*Provided material:*
--- Start ---

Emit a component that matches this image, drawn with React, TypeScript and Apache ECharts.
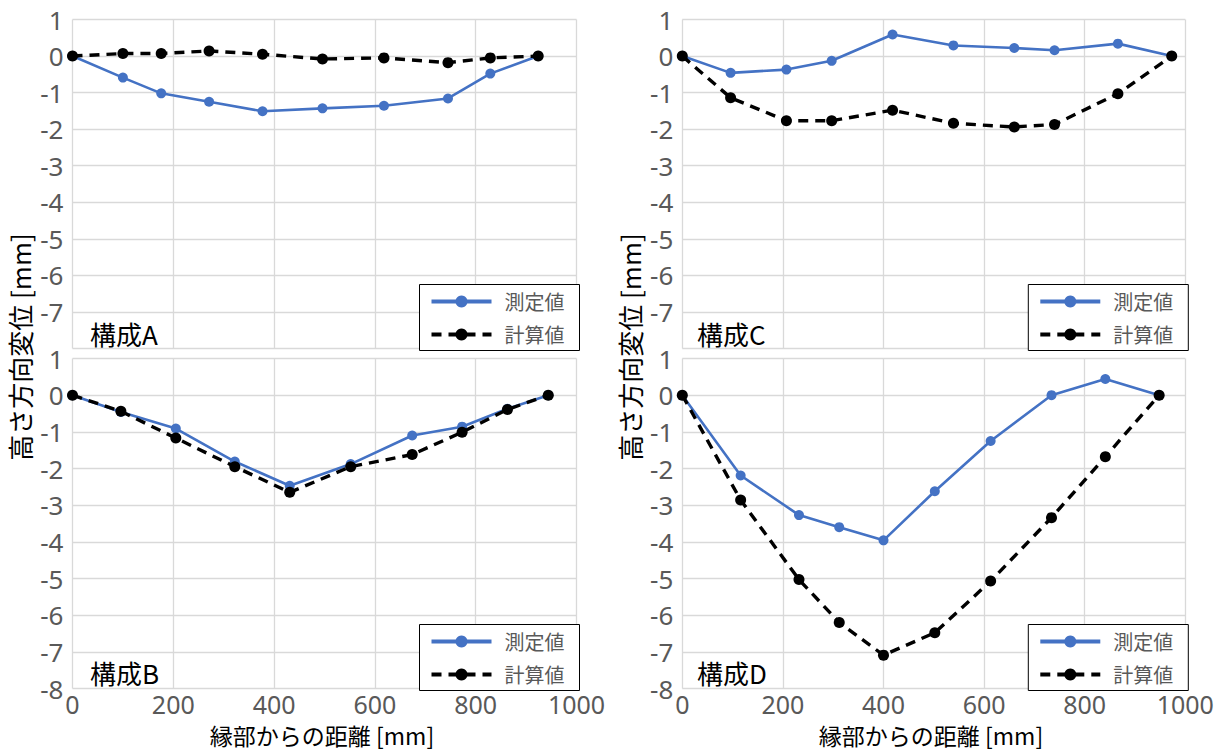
import React, { useEffect, useRef } from "react";
import * as echarts from "echarts";

const FONT = '"Noto Sans CJK JP", "Noto Sans", sans-serif';
const NUM_FONT = '"Noto Sans", "Open Sans", sans-serif';

const xTicks = [0, 200, 400, 600, 800, 1000];
const yTicks = [1, 0, -1, -2, -3, -4, -5, -6, -7, -8];

const seriesNames = ["測定値", "計算値"];
const panelLabels = ["構成A", "構成B", "構成C", "構成D"];
const xTitle = "縁部からの距離 [mm]";
const yTitle = "高さ方向変位 [mm]";

// 構成A
const xA = [0, 100, 176, 271, 377, 496, 618, 745, 829, 924];
const measA = [0, -0.59, -1.02, -1.25, -1.51, -1.43, -1.36, -1.16, -0.48, 0];
const calcA = [0, 0.07, 0.07, 0.14, 0.05, -0.08, -0.05, -0.18, -0.05, 0];

// 構成B
const xB = [0, 96, 205, 322, 431, 552, 674, 773, 863, 944];
const measB = [0, -0.46, -0.91, -1.81, -2.47, -1.88, -1.1, -0.86, -0.37, 0];
const calcB = [0, -0.44, -1.17, -1.95, -2.65, -1.95, -1.62, -1.01, -0.39, 0];

// 構成C
const xC = [0, 96, 207, 297, 418, 539, 660, 740, 866, 973];
const measC = [0, -0.46, -0.37, -0.13, 0.59, 0.29, 0.22, 0.16, 0.34, 0];
const calcC = [0, -1.14, -1.77, -1.77, -1.48, -1.84, -1.94, -1.87, -1.03, 0];

// 構成D
const xD = [0, 116, 232, 312, 400, 502, 613, 734, 841, 948];
const measD = [0, -2.19, -3.27, -3.6, -3.96, -2.62, -1.25, 0, 0.44, 0];
const calcD = [0, -2.86, -5.03, -6.2, -7.09, -6.48, -5.07, -3.34, -1.68, 0];

const panels = [
  { x: xA, meas: measA, calc: calcA, label: panelLabels[0] },
  { x: xB, meas: measB, calc: calcB, label: panelLabels[1] },
  { x: xC, meas: measC, calc: calcC, label: panelLabels[2] },
  { x: xD, meas: measD, calc: calcD, label: panelLabels[3] },
];

// layout: grid rects for A, B, C, D
const gridRects = [
  { left: 72.5, top: 19.5, width: 504, height: 329, bottom: false },
  { left: 72.5, top: 358.5, width: 504, height: 330, bottom: true },
  { left: 682.3, top: 19.5, width: 503, height: 329, bottom: false },
  { left: 682.3, top: 358.5, width: 503, height: 330, bottom: true },
];

const BLUE = "#4472C4";
const GRID_COLOR = "#d9d9d9";
const TICK_COLOR = "#595959";

export default function App() {
  const ref = useRef<HTMLDivElement>(null);

  useEffect(() => {
    if (!ref.current) return;
    const chart = echarts.init(ref.current, undefined, { renderer: "svg" });

    const grid = gridRects.map((g) => ({
      left: g.left,
      top: g.top,
      width: g.width,
      height: g.height,
      containLabel: false,
    }));

    const xAxis = gridRects.map((g, i) => ({
      type: "value",
      gridIndex: i,
      min: xTicks[0],
      max: xTicks[xTicks.length - 1],
      interval: xTicks[1] - xTicks[0],
      axisLine: { show: false },
      axisTick: { show: false },
      axisLabel: {
        show: g.bottom,
        color: TICK_COLOR,
        fontSize: 25,
        lineHeight: 25,
        fontFamily: NUM_FONT,
        margin: 3,
        formatter: (v: number) => String(v),
      },
      splitLine: { show: true, lineStyle: { color: GRID_COLOR, width: 1.3 } },
    }));

    const yAxis = gridRects.map((g, i) => ({
      type: "value",
      gridIndex: i,
      min: yTicks[yTicks.length - 1],
      max: yTicks[0],
      interval: 1,
      axisLine: { show: false },
      axisTick: { show: false },
      axisLabel: {
        color: TICK_COLOR,
        fontSize: 26,
        lineHeight: 26,
        fontFamily: NUM_FONT,
        margin: 9,
        showMinLabel: g.bottom,
        formatter: (v: number) => String(v),
      },
      splitLine: { show: true, lineStyle: { color: GRID_COLOR, width: 1.3 } },
    }));

    const series: any[] = [];
    panels.forEach((p, i) => {
      series.push({
        name: seriesNames[0],
        type: "line",
        xAxisIndex: i,
        yAxisIndex: i,
        data: p.x.map((x, k) => [x, p.meas[k]]),
        symbol: "circle",
        symbolSize: 10,
        lineStyle: { color: BLUE, width: 2.6 },
        itemStyle: { color: BLUE },
        z: 2,
      });
      series.push({
        name: seriesNames[1],
        type: "line",
        xAxisIndex: i,
        yAxisIndex: i,
        data: p.x.map((x, k) => [x, p.calc[k]]),
        symbol: "circle",
        symbolSize: 11,
        lineStyle: { color: "#000", width: 3.4, type: [10, 7] },
        itemStyle: { color: "#000" },
        z: 3,
      });
    });

    const legend = gridRects.map((g) => ({
      data: seriesNames,
      orient: "vertical",
      left: g.left + g.width - 157,
      top: g.top + g.height - 64,
      backgroundColor: "#fff",
      borderColor: "#000",
      borderWidth: 1,
      padding: [7, 15, 6, 10],
      itemWidth: 60,
      itemHeight: 15,
      itemGap: 13,
      selectedMode: false,
      lineStyle: { width: 4 },
      textStyle: {
        color: TICK_COLOR,
        fontSize: 20,
        fontFamily: FONT,
        padding: [0, 0, 0, 8],
      },
    }));

    const labelPos = [
      { x: 90, y: 333 },
      { x: 90, y: 672 },
      { x: 697, y: 333 },
      { x: 697, y: 672 },
    ];

    const graphic: any[] = [];
    panels.forEach((p, i) => {
      graphic.push({
        type: "text",
        x: labelPos[i].x,
        y: labelPos[i].y,
        z: 10,
        style: {
          text: p.label,
          font: `26px ${FONT}`,
          fill: "#000",
          textAlign: "left",
          textVerticalAlign: "middle",
        },
      });
    });
    [
      { x: 322, y: 735 },
      { x: 931, y: 735 },
    ].forEach((pos) =>
      graphic.push({
        type: "text",
        x: pos.x,
        y: pos.y,
        style: {
          text: xTitle,
          font: `23px ${FONT}`,
          lineHeight: 23,
          fill: "#000",
          textAlign: "center",
          textVerticalAlign: "middle",
        },
      })
    );
    [
      { x: 19, y: 347 },
      { x: 629, y: 347 },
    ].forEach((pos) =>
      graphic.push({
        type: "text",
        x: pos.x,
        y: pos.y,
        rotation: Math.PI / 2,
        style: {
          text: yTitle,
          font: `26px ${FONT}`,
          fill: "#000",
          textAlign: "center",
          textVerticalAlign: "middle",
        },
      })
    );

    chart.setOption({
      animation: false,
      backgroundColor: "#fff",
      textStyle: { fontFamily: FONT },
      grid,
      xAxis,
      yAxis,
      series,
      legend,
      graphic,
    });

    return () => chart.dispose();
  }, []);

  return (
    <div
      ref={ref}
      style={{ position: "fixed", left: 0, top: 0, width: 1222, height: 751 }}
    />
  );
}
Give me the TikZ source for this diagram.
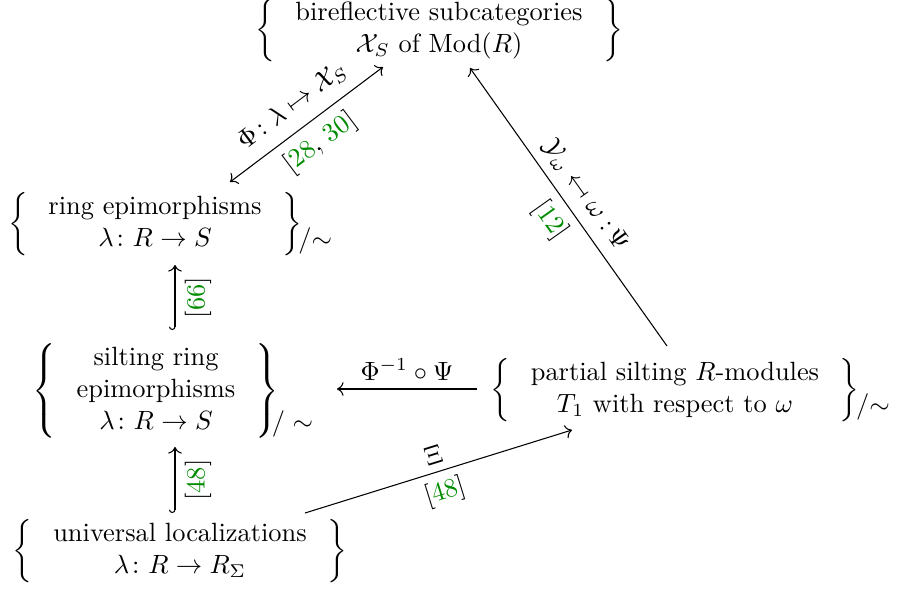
\documentclass[tikz,border=0pt]{standalone}
\usepackage{amsmath,amssymb}
\usepackage{graphicx}
\usetikzlibrary{arrows.meta}
\definecolor{citegreen}{rgb}{0,0.55,0}
\newcommand{\cgr}[1]{\textcolor{citegreen}{#1}}
\newcommand{\mapsfromX}{\mathrel{\reflectbox{$\mapsto$}}}
\begin{document}
\begin{tikzpicture}[x=0.3788pt,y=-0.3788pt,
  setnode/.style={inner sep=0pt, outer sep=0pt},
  quot/.style={inner sep=0pt, anchor=base west},
  arr/.style={-{Computer Modern Rightarrow}, line width=0.4pt},
  rarr/.style={{Computer Modern Rightarrow}-, line width=0.4pt},
  darr/.style={{Computer Modern Rightarrow}-{Computer Modern Rightarrow}, line width=0.4pt},
  hookarr/.style={{Hooks[right]}-{Computer Modern Rightarrow}, line width=0.4pt},
  lab/.style={midway, sloped, inner sep=3.5pt}]
\useasboundingbox (0,0) rectangle (900,593);

\node[setnode] (T) at (439,30)
  {$\left\{\;\begin{array}{c}\text{bireflective subcategories}\\ \mathcal{X}_S\text{ of }\mathrm{Mod}(R)\end{array}\;\right\}$};
\node[setnode] (E) at (155,224)
  {$\left\{\;\begin{array}{c}\text{ring epimorphisms}\\ \lambda\colon R\to S\end{array}\;\right\}$};
\node[quot] (Eq) at ([xshift=-1.5pt,yshift=3pt]E.south east) {$/{\sim}$};
\node[setnode] (S) at (156,391)
  {$\left\{\;\begin{array}{c}\text{silting ring}\\ \text{epimorphisms}\\ \lambda\colon R\to S\end{array}\;\right\}$};
\node[quot] (Sq) at ([xshift=-3pt,yshift=3pt]S.south east) {$/\sim$};
\node[setnode] (P) at (675,390)
  {$\left\{\;\begin{array}{c}\text{partial silting $R$-modules}\\ \text{$T_1$ with respect to $\omega$}\end{array}\;\right\}$};
\node[quot] (Pq) at ([xshift=-1.5pt,yshift=3pt]P.south east) {$/{\sim}$};
\node[setnode] (U) at (180,551)
  {$\left\{\;\begin{array}{c}\text{universal localizations}\\ \lambda\colon R\to R_\Sigma\end{array}\;\right\}$};

% Phi
\draw[darr] ([shift={(75,-42)}]E.center) -- ([shift={(-56,37)}]T.center)
  node[lab, above, inner sep=4.5pt] (phiL) {$\Phi\colon\lambda\mapsto\mathcal{X}_S$}
  node[lab, below] (phiR) {$[\text{\cgr{28}, \cgr{30}}]$};
% Psi
\draw[rarr] ([shift={(31,38)}]T.center) -- ([shift={(-8,-44)}]P.center)
  node[lab, above] (psiL) {$\mathcal{Y}_\omega\mapsfromX\omega\;{:}\,\Psi$}
  node[lab, below] (psiR) {$[\cgr{12}]$};
% Phi^{-1} Psi
\draw[arr] ([shift={(-198,-1)}]P.center) -- ([shift={(181,-2)}]S.center)
  node[midway, above, inner sep=3pt] (cmpL) {$\Phi^{-1}\circ\Psi$};
% Xi
\draw[arr] ([shift={(125,-38)}]U.center) -- ([shift={(-103,40)}]P.center)
  node[lab, above, inner sep=3pt] (xiL) {$\Xi$}
  node[lab, below, inner sep=3pt] (xiR) {$[\cgr{48}]$};
% hooks
\draw[hookarr] ([shift={(19,-61)}]S.center) -- ([shift={(20,41)}]E.center)
  node[lab, below] (h1) {$[\cgr{66}]$};
\draw[hookarr] ([shift={(-5,-38)}]U.center) -- ([shift={(19,56)}]S.center)
  node[lab, below] (h2) {$[\cgr{48}]$};
\end{tikzpicture}
\end{document}
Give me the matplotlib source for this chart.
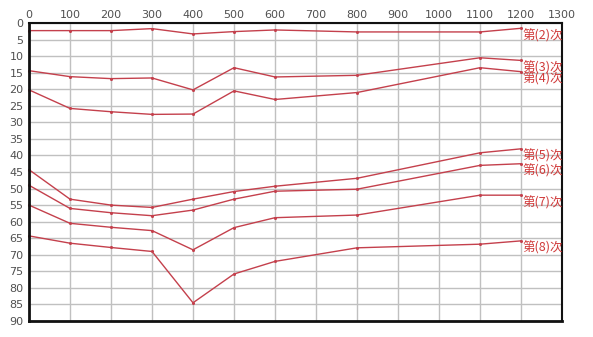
import matplotlib
matplotlib.use("Agg")
import matplotlib.pyplot as plt

depths = [0, 100, 200, 300, 400, 500, 600, 800, 1100, 1200]
series_names = ["第(2)次", "第(3)次", "第(4)次", "第(5)次", "第(6)次", "第(7)次", "第(8)次"]
s2 = [2.3, 2.3, 2.3, 1.7, 3.3, 2.6, 2.1, 2.7, 2.7, 1.6]
s3 = [14.4, 16.2, 16.8, 16.6, 20.2, 13.5, 16.3, 15.8, 10.5, 11.3]
s4 = [20.2, 25.8, 26.8, 27.6, 27.5, 20.5, 23.1, 21.0, 13.5, 14.7]
s5 = [44.3, 53.2, 55.0, 55.7, 53.2, 50.9, 49.3, 46.9, 39.2, 38.0]
s6 = [49.0, 56.0, 57.3, 58.2, 56.5, 53.2, 50.8, 50.2, 43.0, 42.5]
s7 = [55.0, 60.5, 61.7, 62.7, 68.5, 61.8, 58.8, 58.0, 52.0, 52.0]
s8 = [64.3, 66.5, 67.8, 69.0, 84.5, 75.8, 72.0, 67.9, 66.8, 65.8]
all_series = [s2, s3, s4, s5, s6, s7, s8]
x_ticks = list(range(0, 1301, 100))
y_ticks = list(range(0, 91, 5))

fig = plt.figure(figsize=(5.93, 3.37), dpi=100)
ax = fig.add_axes([29/593, 1-321/337, (562-29)/593, (321-23)/337])
ax.set_xlim(0, 1300)
ax.set_ylim(90, 0)
ax.set_xticks(x_ticks)
ax.set_yticks(y_ticks)
ax.grid(True, color="#c0c0c0", linewidth=1.0)
ax.set_axisbelow(True)
ax.xaxis.tick_top()
ax.tick_params(axis="both", length=0, labelsize=8, labelcolor="#505050")
ax.tick_params(axis="x", pad=2)
ax.tick_params(axis="y", pad=4)
for side, lw in [("left", 2.0), ("bottom", 2.0), ("top", 1.5), ("right", 1.5)]:
    ax.spines[side].set_linewidth(lw)
    ax.spines[side].set_color("#111111")

line_color = "#c4404c"
text_color = "#d03a3a"
for name, vals in zip(series_names, all_series):
    ax.plot(depths, vals, color=line_color, linewidth=1.0, marker="o", markersize=1.2,
            clip_on=False)
    ax.text(depths[-1] + 3, vals[-1] + 0.2, name, color=text_color, fontsize=9,
            ha="left", va="top", family=["Noto Sans CJK SC", "DejaVu Sans"])

fig.savefig("out.png", dpi=100)
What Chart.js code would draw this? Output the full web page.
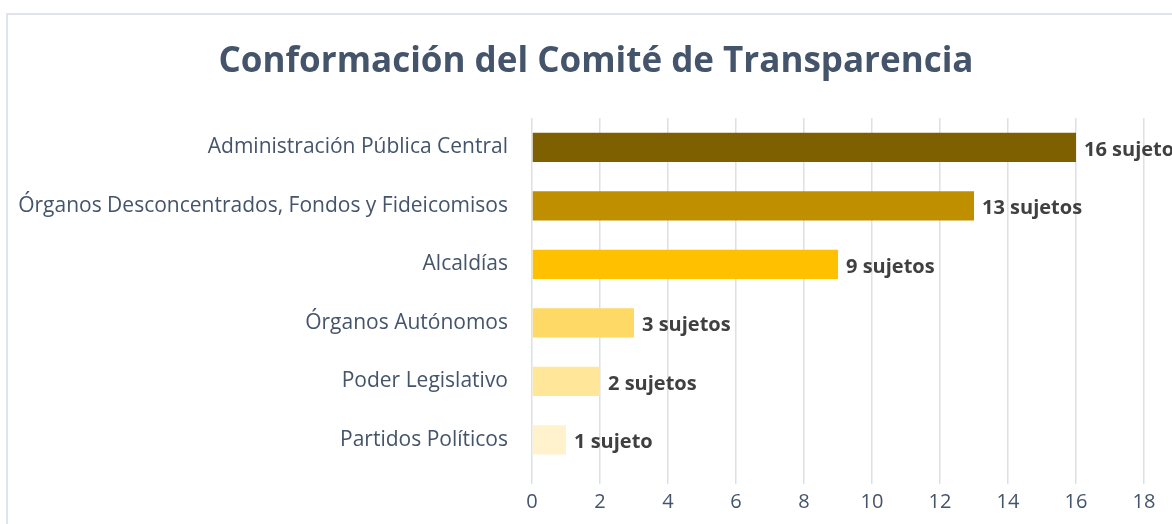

--- End ---

Reproduce exactly the lines above starting at the line containing "Give me the TikZ source for this diagram." and ending at the line containing "(0,0) rectangle (900,593);", including both, but not the pictures.

*Solution for this task:*
Give me the TikZ source for this diagram.
\documentclass[tikz,border=0pt]{standalone}
\usepackage{amsmath,amssymb}
\usepackage{graphicx}
\usetikzlibrary{arrows.meta}
\definecolor{citegreen}{rgb}{0,0.55,0}
\newcommand{\cgr}[1]{\textcolor{citegreen}{#1}}
\newcommand{\mapsfromX}{\mathrel{\reflectbox{$\mapsto$}}}
\begin{document}
\begin{tikzpicture}[x=0.3788pt,y=-0.3788pt,
  setnode/.style={inner sep=0pt, outer sep=0pt},
  quot/.style={inner sep=0pt, anchor=base west},
  arr/.style={-{Computer Modern Rightarrow}, line width=0.4pt},
  rarr/.style={{Computer Modern Rightarrow}-, line width=0.4pt},
  darr/.style={{Computer Modern Rightarrow}-{Computer Modern Rightarrow}, line width=0.4pt},
  hookarr/.style={{Hooks[right]}-{Computer Modern Rightarrow}, line width=0.4pt},
  lab/.style={midway, sloped, inner sep=3.5pt}]
\useasboundingbox (0,0) rectangle (900,593);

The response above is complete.